In a New Year's Day sermon in Ottawa's Christ Church Cathedral, Peers said that Canada prides itself on its multiculturalism yet is moving to eliminate references to the faiths that underpin that culture. 'Imagine telling Sikhs and Muslims that their culture is respected in this country but the society has no place for their faith. Faith and culture are intimately connected,' he said.
In the wake of the terrorist attacks of September 11, prominent Canadians have suggested that what defines the country is 'secularism, pluralism and democracy,' he charged.
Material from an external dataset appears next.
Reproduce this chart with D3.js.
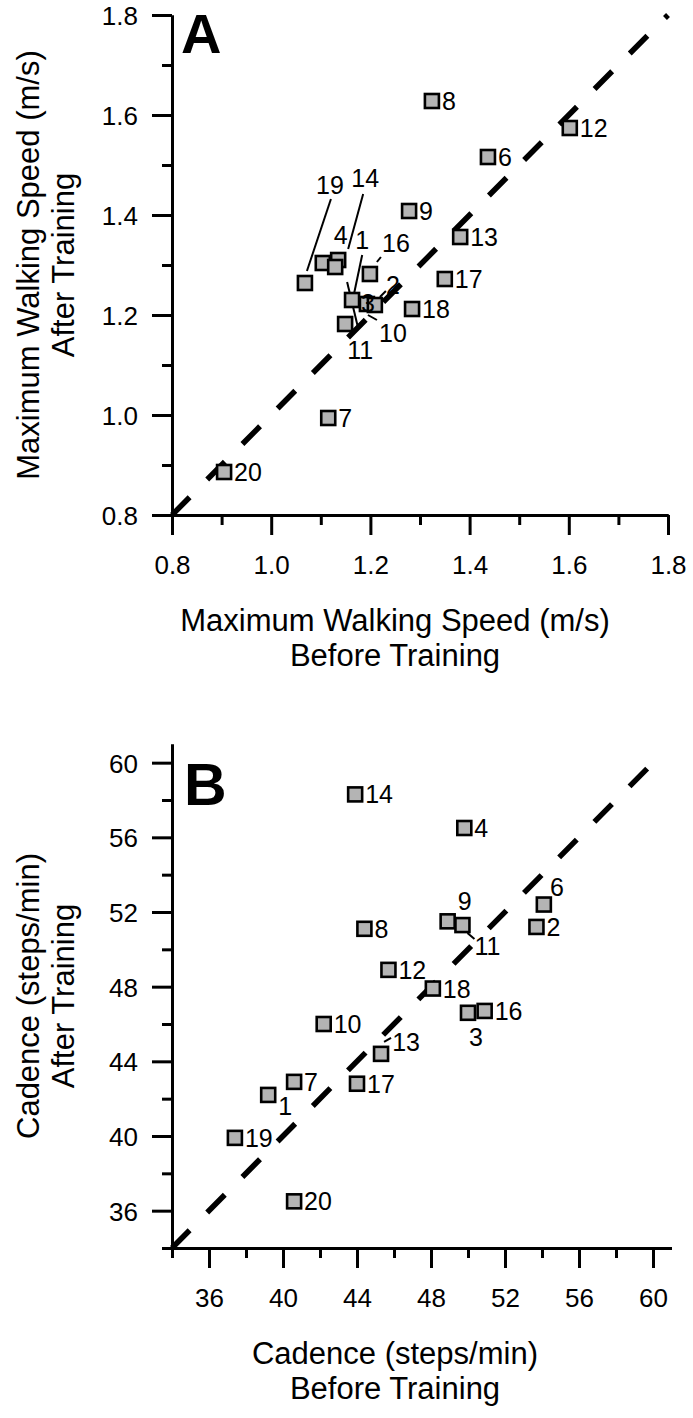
<!DOCTYPE html>
<html><head><meta charset="utf-8">
<script src="https://cdn.jsdelivr.net/npm/d3@7"></script>
<style>
body{margin:0;background:#fff}
svg{display:block}
text{font-family:"Liberation Sans",Arial,Helvetica,sans-serif;fill:#000}
</style>
</head><body>
<svg id="chart" width="693" height="1418"></svg>
<script>
// ---------- Panel A data: Maximum walking speed (m/s) ----------
const subjectsA = [20, 7, 19, 4, 14, 1, 16, 3, 10, 2, 11, 18, 17, 9, 13, 6, 8, 12];
const beforeA   = [0.905, 1.115, 1.068, 1.104, 1.135, 1.129, 1.199, 1.163, 1.193, 1.209, 1.149, 1.284, 1.350, 1.278, 1.381, 1.437, 1.324, 1.602];
const afterA    = [0.886, 0.994, 1.264, 1.304, 1.310, 1.296, 1.282, 1.230, 1.222, 1.220, 1.182, 1.212, 1.272, 1.408, 1.356, 1.516, 1.628, 1.574];
const domainA   = [0.8, 1.8];
const majorTicksA = [0.8, 1.0, 1.2, 1.4, 1.6, 1.8];
const tickLabelsA = ["0.8", "1.0", "1.2", "1.4", "1.6", "1.8"];
const minorTicksA = [0.9, 1.1, 1.3, 1.5, 1.7];

// ---------- Panel B data: Cadence (steps/min) ----------
const subjectsB = [20, 19, 1, 7, 17, 13, 10, 12, 8, 18, 3, 16, 9, 11, 2, 6, 4, 14];
const beforeB   = [40.6, 37.4, 39.2, 40.6, 44.0, 45.3, 42.2, 45.7, 44.4, 48.1, 50.0, 50.9, 48.9, 49.7, 53.7, 54.1, 49.8, 43.9];
const afterB    = [36.5, 39.9, 42.2, 42.9, 42.8, 44.4, 46.0, 48.9, 51.1, 47.9, 46.6, 46.7, 51.5, 51.3, 51.2, 52.4, 56.5, 58.3];
const domainB   = [34, 61];
const majorTicksB = [36, 40, 44, 48, 52, 56, 60];
const tickLabelsB = ["36", "40", "44", "48", "52", "56", "60"];
const minorTicksB = [34, 38, 42, 46, 50, 54, 58];
const identityB = [34, 60.5];

// ---------- Label placement (annotation layout, px offsets from marker) ----------
const labelLayoutA = {
  19: {dx: 25, dy: -98, anchor: "middle", line: [2, -12, 26, -84]},
  14: {dx: 27, dy: -82, anchor: "middle", line: [25, -66, 10, -11]},
  4:  {dx: 18, dy: -28, anchor: "middle"},
  1:  {dx: 27, dy: -27, anchor: "middle", line: [27, -12, 19, 26]},
  16: {dx: 26, dy: -31, anchor: "middle", line: [7, -12, 11, -17]},
  3:  {dx: 16, dy: 3, anchor: "middle"},
  2:  {dx: 18, dy: -20, anchor: "middle", line: [5, -8, 11, -14]},
  10: {dx: 26, dy: 29, anchor: "middle", line: [1, 11, 10, 16]},
  11: {dx: 15, dy: 26, anchor: "middle", line: [2, -42, 13, 4]}
};
const labelLayoutB = {
  6:  {dx: 13, dy: -18, anchor: "middle"},
  9:  {dx: 17, dy: -20, anchor: "middle"},
  11: {dx: 25, dy: 21, anchor: "middle", line: [5, 8, 12, 14]},
  3:  {dx: 8, dy: 24, anchor: "middle"},
  13: {dx: 25, dy: -12, anchor: "middle", line: [3, -12, 10, -16]},
  1:  {dx: 17, dy: 11, anchor: "middle"}
};

const svg = d3.select("#chart");
const FONT_TICK = 26, FONT_LABEL = 25, FONT_TITLE = 31;

function panel(cfg) {
  const x = d3.scaleLinear().domain(cfg.domain).range(cfg.xRange);
  const y = d3.scaleLinear().domain(cfg.domain).range(cfg.yRange);
  const g = svg.append("g");
  const axisY = cfg.yRange[0], axisX = cfg.xRange[0];

  // minor ticks
  g.append("g").attr("transform", `translate(0,${axisY})`)
    .call(d3.axisBottom(x).tickValues(cfg.minor).tickSize(10).tickSizeOuter(0).tickFormat(""));
  g.append("g").attr("transform", `translate(${axisX},0)`)
    .call(d3.axisLeft(y).tickValues(cfg.minor).tickSize(10).tickSizeOuter(0).tickFormat(""));
  // major ticks
  const fmt = (d) => cfg.labels[cfg.major.indexOf(d)];
  g.append("g").attr("class", "xa").attr("transform", `translate(0,${axisY})`)
    .call(d3.axisBottom(x).tickValues(cfg.major).tickSize(20).tickSizeOuter(0).tickPadding(21).tickFormat(fmt));
  g.append("g").attr("class", "ya").attr("transform", `translate(${axisX},0)`)
    .call(d3.axisLeft(y).tickValues(cfg.major).tickSize(20).tickSizeOuter(0).tickPadding(14).tickFormat(fmt));

  g.selectAll(".domain, .tick line").attr("stroke", "#000").attr("stroke-width", 3);
  g.selectAll(".tick text").attr("font-size", FONT_TICK)
    .attr("font-family", '"Liberation Sans",Arial,sans-serif').attr("fill", "#000");
  g.selectAll(".ya .tick text").attr("dy", "0.36em");

  // identity line
  const line = d3.line().x(d => x(d)).y(d => y(d));
  g.append("path").datum(cfg.identity).attr("d", line)
    .attr("fill", "none").attr("stroke", "#000").attr("stroke-width", 5.5)
    .attr("stroke-dasharray", "25,25");

  // points
  const pts = cfg.ids.map((id, i) => ({id, bx: cfg.before[i], ay: cfg.after[i]}));
  const s = 14;
  const leaders = g.append("g");
  g.selectAll("rect.pt").data(pts).join("rect").attr("class", "pt")
    .attr("x", d => x(d.bx) - s / 2).attr("y", d => y(d.ay) - s / 2)
    .attr("width", s).attr("height", s)
    .attr("fill", "#b4b4b4").attr("stroke", "#000").attr("stroke-width", 2.6);

  pts.forEach(d => {
    const L = cfg.layout[d.id] || {dx: 10, dy: 0, anchor: "start"};
    const cx = x(d.bx), cy = y(d.ay);
    if (L.line) {
      leaders.append("line")
        .attr("x1", cx + L.line[0]).attr("y1", cy + L.line[1])
        .attr("x2", cx + L.line[2]).attr("y2", cy + L.line[3])
        .attr("stroke", "#000").attr("stroke-width", 2);
    }
    g.append("text").attr("x", cx + L.dx).attr("y", cy + L.dy).attr("dy", "0.36em")
      .attr("text-anchor", L.anchor).attr("font-size", FONT_LABEL).text(d.id);
  });

  // panel letter
  g.append("text").attr("x", cfg.letterPos[0]).attr("y", cfg.letterPos[1])
    .attr("font-size", cfg.letterSize).attr("font-weight", "bold").text(cfg.letter);

  // titles
  const tx = cfg.titleX;
  g.append("text").attr("x", tx).attr("y", axisY + 116).attr("text-anchor", "middle")
    .attr("font-size", FONT_TITLE).text(cfg.xTitle[0]);
  g.append("text").attr("x", tx).attr("y", axisY + 151).attr("text-anchor", "middle")
    .attr("font-size", FONT_TITLE).text(cfg.xTitle[1]);
  const ym = (cfg.yRange[0] + cfg.yRange[1]) / 2;
  g.append("text").attr("transform", `translate(39,${ym}) rotate(-90)`).attr("text-anchor", "middle")
    .attr("font-size", FONT_TITLE).text(cfg.yTitle[0]);
  g.append("text").attr("transform", `translate(74,${ym}) rotate(-90)`).attr("text-anchor", "middle")
    .attr("font-size", FONT_TITLE).text(cfg.yTitle[1]);
}

panel({
  domain: domainA, xRange: [172, 668], yRange: [515, 15],
  major: majorTicksA, labels: tickLabelsA, minor: minorTicksA,
  identity: domainA,
  ids: subjectsA, before: beforeA, after: afterA, layout: labelLayoutA,
  letter: "A", letterPos: [181, 53], letterSize: 56,
  titleX: 395,
  xTitle: ["Maximum Walking Speed (m/s)", "Before Training"],
  yTitle: ["Maximum Walking Speed (m/s)", "After Training"]
});

panel({
  domain: domainB, xRange: [172, 671.5], yRange: [1248, 744],
  major: majorTicksB, labels: tickLabelsB, minor: minorTicksB,
  identity: identityB,
  ids: subjectsB, before: beforeB, after: afterB, layout: labelLayoutB,
  letter: "B", letterPos: [184, 805], letterSize: 59,
  titleX: 395,
  xTitle: ["Cadence (steps/min)", "Before Training"],
  yTitle: ["Cadence (steps/min)", "After Training"]
});
</script>
</body></html>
That creates 'a powerful and potentially very serious conflict' because secularism is increasingly being defined as elimination of all religious references in public life, out of fear that religion will cause division, he said.
That would lead to what he called 'not only a suppression of our pluralist reality, but also folly of the worst sort for our society.'
Peers said that without some understanding of faith, Canadians would never be able to understand the current conflicts between India and Pakistan or between Israel and the Palestinians.
Suppression of religion does not work, he said, and 'eventually that kind of suppression implodes on itself because it is a broad denial of things that run far, far deeper than material life.'
Peers concluded that 'a truth suppressed always takes its revenge,' predicting that, just as many Christian denominations moved beyond their disputes and began working together, so the world's major faiths will also enter into deeper relations during this century.